◆ **What you are asked to do**: Print them exactly: the lines from the beginning of the entries below through the line that contains "Sans Mono', 'Liberation", and only those, with the pictures left out.

── Provided records ──

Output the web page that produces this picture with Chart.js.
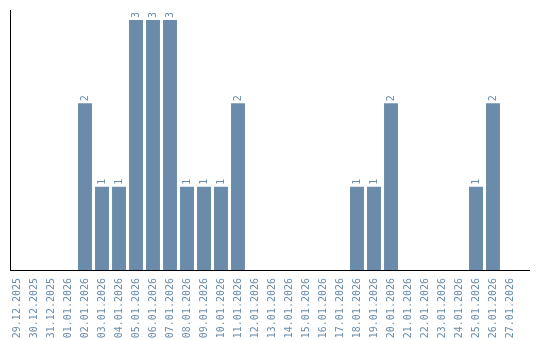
<!DOCTYPE html>
<html>
<head>
<meta charset="utf-8">
<script src="https://cdn.jsdelivr.net/npm/chart.js@4/dist/chart.umd.min.js"></script>
<style>
  html, body { margin: 0; padding: 0; background: #fff; }
  #wrap { width: 540px; height: 340px; }
</style>
</head>
<body>
<div id="wrap"><canvas id="chart" width="540" height="340"></canvas></div>
<script>
const days = [
  "29.12.2025", "30.12.2025", "31.12.2025", "01.01.2026", "02.01.2026",
  "03.01.2026", "04.01.2026", "05.01.2026", "06.01.2026", "07.01.2026",
  "08.01.2026", "09.01.2026", "10.01.2026", "11.01.2026", "12.01.2026",
  "13.01.2026", "14.01.2026", "15.01.2026", "16.01.2026", "17.01.2026",
  "18.01.2026", "19.01.2026", "20.01.2026", "21.01.2026", "22.01.2026",
  "23.01.2026", "24.01.2026", "25.01.2026", "26.01.2026", "27.01.2026"
];
const counts = [0, 0, 0, 0, 2, 1, 1, 3, 3, 3, 1, 1, 1, 2, 0, 0, 0, 0, 0, 0, 1, 1, 2, 0, 0, 0, 0, 1, 2, 0];

const barColor = "#6a8caa";
const monoFont = "'DejaVu Sans Mono', 'Liberation Mono', monospace";

// axis lines: the frame runs a bit wider than the bar area
const axisLines = {
  id: "axisLines",
  afterDraw(chart) {
    const ctx = chart.ctx;
    const bottom = chart.chartArea.bottom;
    ctx.save();
    ctx.strokeStyle = "#000";
    ctx.lineWidth = 1;
    ctx.beginPath();
    ctx.moveTo(10.5, chart.chartArea.top);
    ctx.lineTo(10.5, bottom + 0.5);
    ctx.moveTo(10, bottom + 0.5);
    ctx.lineTo(530, bottom + 0.5);
    ctx.stroke();
    ctx.restore();
  }
};

// rotated value above each non-zero bar
const valueLabels = {
  id: "valueLabels",
  afterDatasetsDraw(chart) {
    const ctx = chart.ctx;
    const meta = chart.getDatasetMeta(0);
    ctx.save();
    ctx.fillStyle = barColor;
    ctx.font = "10px " + monoFont;
    ctx.textAlign = "left";
    ctx.textBaseline = "middle";
    meta.data.forEach((bar, i) => {
      if (!counts[i]) return;
      ctx.save();
      ctx.translate(bar.x, bar.y - 2);
      ctx.rotate(-Math.PI / 2);
      ctx.fillText(String(counts[i]), 0, 0);
      ctx.restore();
    });
    ctx.restore();
  }
};

function createChart() {
  const ctx = document.getElementById("chart").getContext("2d");
  new Chart(ctx, {
    type: "bar",
    data: {
      labels: days,
      datasets: [{ data: counts, backgroundColor: barColor, categoryPercentage: 1, barPercentage: 0.82 }]
    },
    options: {
      responsive: false,
      animation: false,
      layout: { padding: { left: 8.5, right: 21.5, top: 10, bottom: 0 } },
      plugins: { legend: { display: false }, tooltip: { enabled: false } },
      scales: {
        x: {
          grid: { display: false },
          border: { display: false },
          ticks: {
            color: barColor,
            font: { family: monoFont, size: 10 },
            minRotation: 90,
            maxRotation: 90,
            autoSkip: false,
            padding: 0
          },
          afterFit(scale) { scale.height = 70; }
        },
        y: {
          min: 0,
          max: 3.12,
          grid: { display: false },
          border: { display: false },
          ticks: { display: false },
          afterFit(scale) { scale.width = 0; }
        }
      }
    },
    plugins: [valueLabels, axisLines]
  });
}

createChart();
</script>
</body>
</html>
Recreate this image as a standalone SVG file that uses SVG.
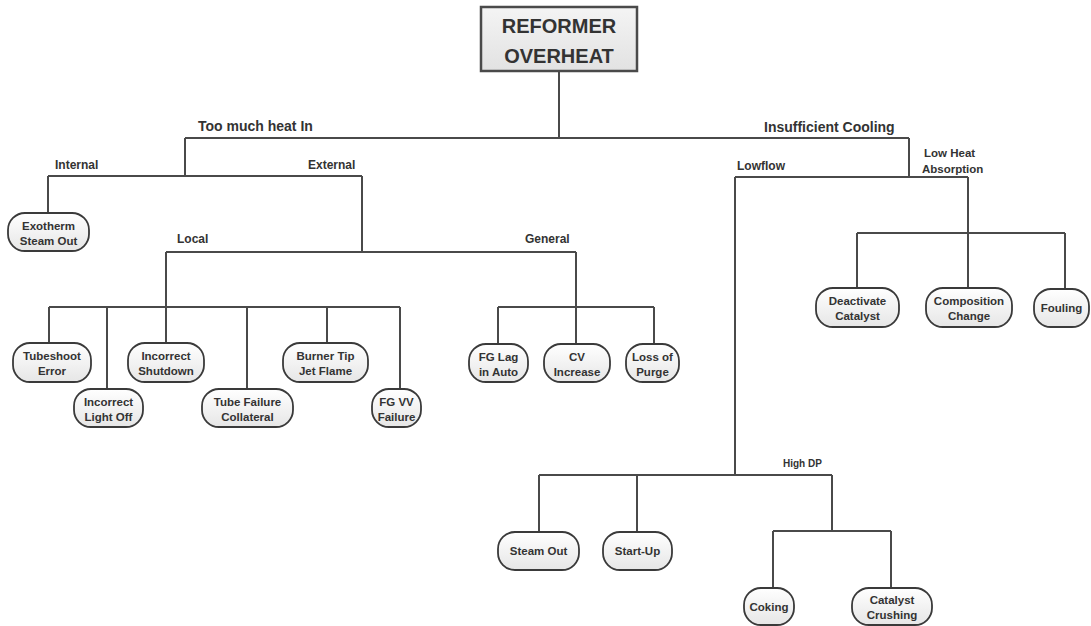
<svg xmlns="http://www.w3.org/2000/svg" width="1091" height="626" viewBox="0 0 1091 626">
<defs>
<linearGradient id="ng" x1="0" y1="0" x2="0" y2="1"><stop offset="0" stop-color="#ffffff"/><stop offset="1" stop-color="#e6e6e6"/></linearGradient>
<linearGradient id="tg" x1="0" y1="0" x2="0" y2="1"><stop offset="0" stop-color="#f4f4f4"/><stop offset="1" stop-color="#e2e2e2"/></linearGradient>
</defs>
<style>
.n rect{fill:url(#ng);stroke:#3a3a3a;stroke-width:1.8}
.n text{font-family:"Liberation Sans",Arial,sans-serif;font-weight:bold;font-size:11.5px;fill:#333;text-anchor:middle}
.lbl{font-family:"Liberation Sans",Arial,sans-serif;font-weight:bold;fill:#333}
#connectors path{fill:none;stroke:#4a4a4a;stroke-width:2}
</style>
<rect width="1091" height="626" fill="#ffffff"/>
<g id="connectors">
<path d="M559 71V138M185 138H909"/>
<path d="M185 138V176M48 176H362M48 176V213M362 176V252"/>
<path d="M166 252H576M166 252V307M49 307H400M49 307V343M107 307V389M166 307V343M247 307V389M327 307V343M400 307V389"/>
<path d="M576 252V344M498 307H654M498 307V344M654 307V344"/>
<path d="M909 138V177M735 177H968M968 177V288M857 233H1065M857 233V288M1065 233V289"/>
<path d="M735 177V475M539 475H832M539 475V532M637 475V532M832 475V531M773 531H891M773 531V588M891 531V588"/>
</g>
<g id="root">
<rect x="481" y="7" width="156" height="64" fill="url(#tg)" stroke="#4a4a4a" stroke-width="2.5"/>
<text class="lbl" x="559" y="33" font-size="20" text-anchor="middle">REFORMER</text>
<text class="lbl" x="559" y="63" font-size="20" text-anchor="middle">OVERHEAT</text>
</g>
<g id="labels">
<text class="lbl" x="198" y="131" font-size="14">Too much heat In</text>
<text class="lbl" x="764" y="132" font-size="14">Insufficient Cooling</text>
<text class="lbl" x="55" y="169" font-size="12">Internal</text>
<text class="lbl" x="308" y="169" font-size="12">External</text>
<text class="lbl" x="177" y="243" font-size="12">Local</text>
<text class="lbl" x="525" y="243" font-size="12">General</text>
<text class="lbl" x="737" y="170" font-size="12">Lowflow</text>
<text class="lbl" x="924" y="157" font-size="11.5">Low Heat</text>
<text class="lbl" x="922" y="173" font-size="11.5">Absorption</text>
<text class="lbl" x="783" y="467" font-size="10">High DP</text>
</g>
<g id="exotherm" class="n"><rect x="8" y="213" width="81" height="38" rx="17"/><text x="48.5" y="230">Exotherm</text><text x="48.5" y="245">Steam Out</text></g>
<g id="tubeshoot" class="n"><rect x="13" y="343" width="78" height="39" rx="17"/><text x="52" y="360">Tubeshoot</text><text x="52" y="375">Error</text></g>
<g id="lightoff" class="n"><rect x="74" y="389" width="69" height="38" rx="17"/><text x="108.5" y="406">Incorrect</text><text x="108.5" y="421">Light Off</text></g>
<g id="shutdown" class="n"><rect x="128" y="343" width="76" height="39" rx="17"/><text x="166" y="360">Incorrect</text><text x="166" y="375">Shutdown</text></g>
<g id="tubefail" class="n"><rect x="202" y="389" width="91" height="38" rx="17"/><text x="247.5" y="406">Tube Failure</text><text x="247.5" y="421">Collateral</text></g>
<g id="burner" class="n"><rect x="283" y="343" width="85" height="39" rx="17"/><text x="325.5" y="360">Burner Tip</text><text x="325.5" y="375">Jet Flame</text></g>
<g id="fgvv" class="n"><rect x="372" y="389" width="49" height="38" rx="17"/><text x="396.5" y="406">FG VV</text><text x="396.5" y="421">Failure</text></g>
<g id="fglag" class="n"><rect x="469" y="344" width="59" height="38" rx="17"/><text x="498.5" y="361">FG Lag</text><text x="498.5" y="376">in Auto</text></g>
<g id="cv" class="n"><rect x="544" y="344" width="66" height="38" rx="17"/><text x="577" y="361">CV</text><text x="577" y="376">Increase</text></g>
<g id="purge" class="n"><rect x="626" y="344" width="53" height="38" rx="17"/><text x="652.5" y="361">Loss of</text><text x="652.5" y="376">Purge</text></g>
<g id="deactivate" class="n"><rect x="816" y="288" width="83" height="39" rx="17"/><text x="857.5" y="305">Deactivate</text><text x="857.5" y="320">Catalyst</text></g>
<g id="composition" class="n"><rect x="926" y="288" width="86" height="39" rx="17"/><text x="969" y="305">Composition</text><text x="969" y="320">Change</text></g>
<g id="fouling" class="n"><rect x="1034" y="289" width="55" height="38" rx="17"/><text x="1061.5" y="312">Fouling</text></g>
<g id="steamout" class="n"><rect x="498" y="532" width="81" height="38" rx="17"/><text x="538.5" y="555">Steam Out</text></g>
<g id="startup" class="n"><rect x="603" y="532" width="69" height="38" rx="17"/><text x="637.5" y="555">Start-Up</text></g>
<g id="coking" class="n"><rect x="744" y="588" width="50" height="37" rx="17"/><text x="769" y="611">Coking</text></g>
<g id="crushing" class="n"><rect x="852" y="588" width="80" height="37" rx="17"/><text x="892" y="604">Catalyst</text><text x="892" y="619">Crushing</text></g>
</svg>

───

◆ **Worked solution**:
Output the web page that produces this picture with Chart.js.
<!DOCTYPE html>
<html>
<head>
<meta charset="utf-8">
<script src="https://cdn.jsdelivr.net/npm/chart.js@4/dist/chart.umd.min.js"></script>
<style>
  html, body { margin: 0; padding: 0; background: #fff; }
  #wrap { width: 540px; height: 340px; }
</style>
</head>
<body>
<div id="wrap"><canvas id="chart" width="540" height="340"></canvas></div>
<script>
const days = [
  "29.12.2025", "30.12.2025", "31.12.2025", "01.01.2026", "02.01.2026",
  "03.01.2026", "04.01.2026", "05.01.2026", "06.01.2026", "07.01.2026",
  "08.01.2026", "09.01.2026", "10.01.2026", "11.01.2026", "12.01.2026",
  "13.01.2026", "14.01.2026", "15.01.2026", "16.01.2026", "17.01.2026",
  "18.01.2026", "19.01.2026", "20.01.2026", "21.01.2026", "22.01.2026",
  "23.01.2026", "24.01.2026", "25.01.2026", "26.01.2026", "27.01.2026"
];
const counts = [0, 0, 0, 0, 2, 1, 1, 3, 3, 3, 1, 1, 1, 2, 0, 0, 0, 0, 0, 0, 1, 1, 2, 0, 0, 0, 0, 1, 2, 0];

const barColor = "#6a8caa";
const monoFont = "'DejaVu Sans Mono', 'Liberation Mono', monospace";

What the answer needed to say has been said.